Most Actium loans go to real estate investors looking to add new properties to their portfolios. The properties themselves end up being the hard assets offered as collateral. The key thing to understand is that hard money lending is asset-based lending. Approval is only given if a borrower can offer a hard asset with a higher value than the loan amount. How much higher depends on lender standards.

Exit Strategies Equal Plans

Hard money lenders prefer to keep terms as short as possible. They are making high risk loans, so they want to get out in a timely manner. Thus the need for a sound exit strategy. Every hard money applicant must have a sound exit strategy to get approved.

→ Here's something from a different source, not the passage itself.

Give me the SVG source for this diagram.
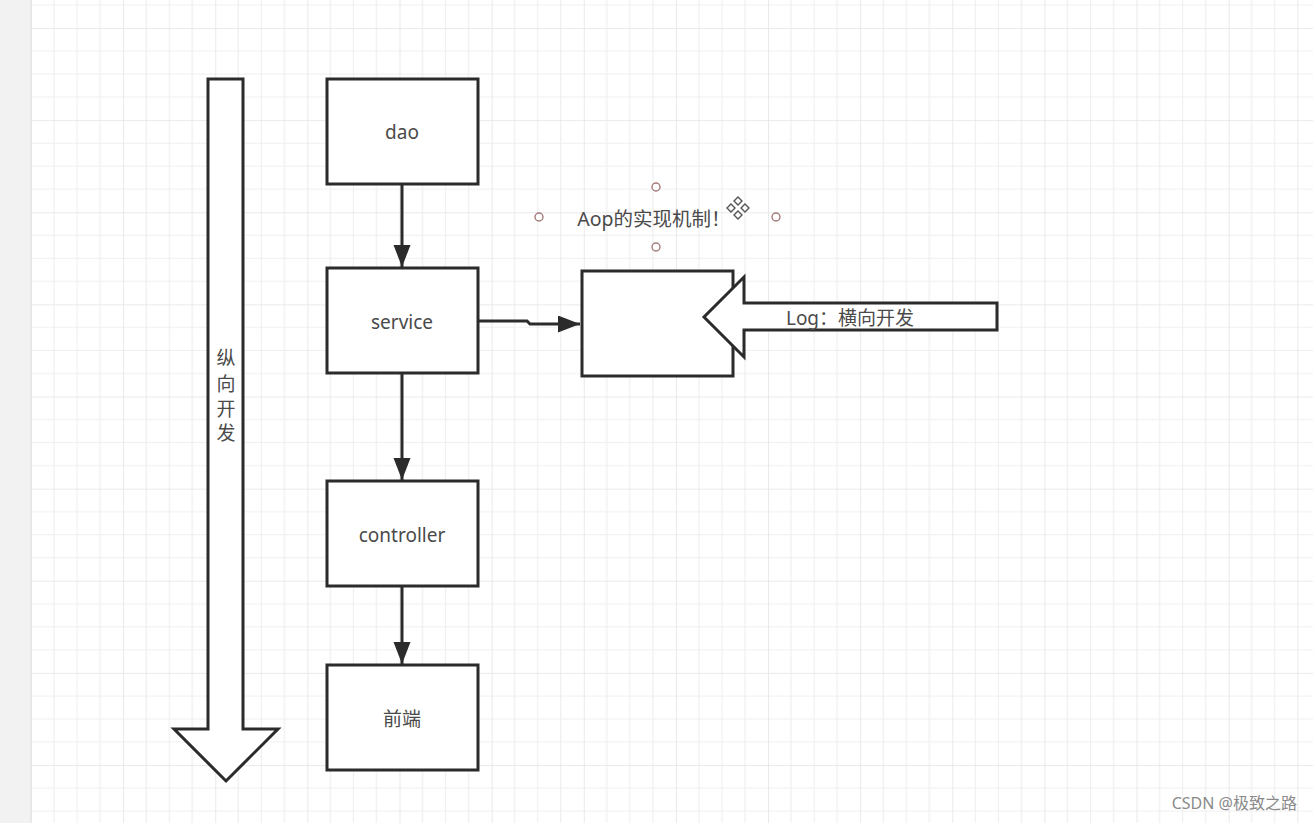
<svg xmlns="http://www.w3.org/2000/svg" width="1313" height="823" viewBox="0 0 1313 823">
  <defs>
    <pattern id="grid" patternUnits="userSpaceOnUse" x="31" y="28" width="92.13" height="92.13">
      <path d="M23.03,0 V92.13 M46.07,0 V92.13 M69.1,0 V92.13 M0,23.03 H92.13 M0,46.07 H92.13 M0,69.1 H92.13" stroke="#efefef" stroke-width="1.2" fill="none"/>
      <path d="M0,0 V92.13 M0,0 H92.13" stroke="#e4e4e4" stroke-width="1.6" fill="none"/>
    </pattern>
    <marker id="ah" markerUnits="userSpaceOnUse" markerWidth="24" markerHeight="18" viewBox="0 0 24 18" refX="22" refY="8.5" orient="auto">
      <path d="M0,0 L22,8.5 L0,17 z" fill="#2b2b2b"/>
    </marker>
    <style>
      .box { fill: #ffffff; stroke: #2b2b2b; stroke-width: 3; }
      .bigarrow { fill: #ffffff; stroke: #2b2b2b; stroke-width: 3; stroke-linejoin: miter; }
      .lbl { font-family: "Noto Sans", "Noto Sans CJK SC", sans-serif; font-size: 19px; fill: #4a4a4a; text-anchor: middle; dominant-baseline: central; }
      .conn { fill: none; stroke: #2b2b2b; stroke-width: 3; marker-end: url(#ah); }
      .handle { fill: #ffffff; stroke: #a57a7a; stroke-width: 1.4; }
    </style>
  </defs>

  <rect x="0" y="0" width="1313" height="823" fill="#ffffff"/>
  <rect x="31" y="0" width="1282" height="823" fill="url(#grid)"/>
  <rect x="0" y="0" width="31" height="823" fill="#f2f2f2"/>
  <line x1="31" y1="0" x2="31" y2="823" stroke="#e6e6e6" stroke-width="1.5"/>

  <g id="vertical-arrow">
    <path class="bigarrow" d="M208,79 H243 V729 H278 L226,781 L174,729 H208 Z"/>
    <text class="lbl" x="226" y="358">纵</text>
    <text class="lbl" x="226" y="384">向</text>
    <text class="lbl" x="226" y="409">开</text>
    <text class="lbl" x="226" y="433">发</text>
  </g>

  <g id="dao">
    <rect class="box" x="327" y="79" width="151" height="105"/>
    <text class="lbl" x="402" y="132">dao</text>
  </g>

  <g id="service">
    <rect class="box" x="327" y="268" width="151" height="105"/>
    <text class="lbl" x="402" y="322">service</text>
  </g>

  <g id="controller">
    <rect class="box" x="327" y="481" width="151" height="105"/>
    <text class="lbl" x="402" y="535">controller</text>
  </g>

  <g id="frontend">
    <rect class="box" x="327" y="665" width="151" height="105"/>
    <text class="lbl" x="402" y="719">前端</text>
  </g>

  <g id="aop-box">
    <rect class="box" x="582" y="271" width="151" height="105"/>
  </g>

  <g id="log-arrow">
    <path class="bigarrow" d="M997,303 V330 H744 V357 L704,317 L744,277 V303 Z"/>
    <text class="lbl" x="850" y="318">Log：横向开发</text>
  </g>

  <g id="aop-label">
    <text class="lbl" x="654" y="218" style="font-size:19.5px" fill="#505050">Aop的实现机制！</text>
    <circle class="handle" cx="656" cy="187" r="4"/>
    <circle class="handle" cx="539" cy="217" r="4"/>
    <circle class="handle" cx="776" cy="217" r="4"/>
    <circle class="handle" cx="656" cy="247" r="4"/>
    <g fill="#ffffff" stroke="#555555" stroke-width="1.4">
      <path d="M738,197 L742,201 L738,205 L734,201 Z"/>
      <path d="M738,211 L742,215 L738,219 L734,215 Z"/>
      <path d="M731,204 L735,208 L731,212 L727,208 Z"/>
      <path d="M745,204 L749,208 L745,212 L741,208 Z"/>
    </g>
  </g>

  <g id="connectors">
    <line class="conn" x1="402" y1="184" x2="402" y2="267"/>
    <line class="conn" x1="402" y1="373" x2="402" y2="480"/>
    <line class="conn" x1="402" y1="586" x2="402" y2="664"/>
    <path class="conn" d="M478,321 L527,321 L530,324 L580,324"/>
  </g>

  <text x="1297" y="809" font-family="Noto Sans, Noto Sans CJK SC, sans-serif" font-size="16" fill="#8a8a8a" text-anchor="end">CSDN @极致之路</text>
</svg>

In short, exit strategies equal plans. An exit strategy is a workable plan to repay a hard money loan on time and in full. A good example would be an investor looking for a hard money loan to close on a new property. Once closed and generating rental income, the investor can then go to a bank for a traditional loan. That loan pays off the hard money loan.

Down Payments Equal Skin in the Game

The hard money lender’s third expectation is a significant down payment. Down payments represent skin in the game, so to speak. And that is especially important to a hard money lender. It is so important that hard money lenders tend to have much lower LTVs compared to banks. Where a bank might offer a 75% LTV on a residential mortgage, the hard money lender down the street might max out its LTV at 50%.

If you are not familiar with LTV, it is an acronym that stands for loan-to-value ratio. Let’s say a hard money lender’s LTV is 50%. That lender would be willing to loan no more than $500,000 on a $1 million property.

Too Much Risk to Take

As previously mentioned, hard money loans tend to be high risk loans. There is too much risk for the lender to take the majority of it alone. So to protect themselves, lenders seek to spread out the risk as evenly as possible. That’s why they require hefty down payments. They want borrowers to have plenty of skin in the game.

Hard money lenders almost never ask for profit and loss statements or income verification. They rarely look at credit scores except for the purposes of determining interest rates. Hard money lenders also don’t demand reams of documents for underwriting purposes. If you have a hard asset with strong value, a solid and workable exit plan, and a significant down payment, your chances of approval are pretty good.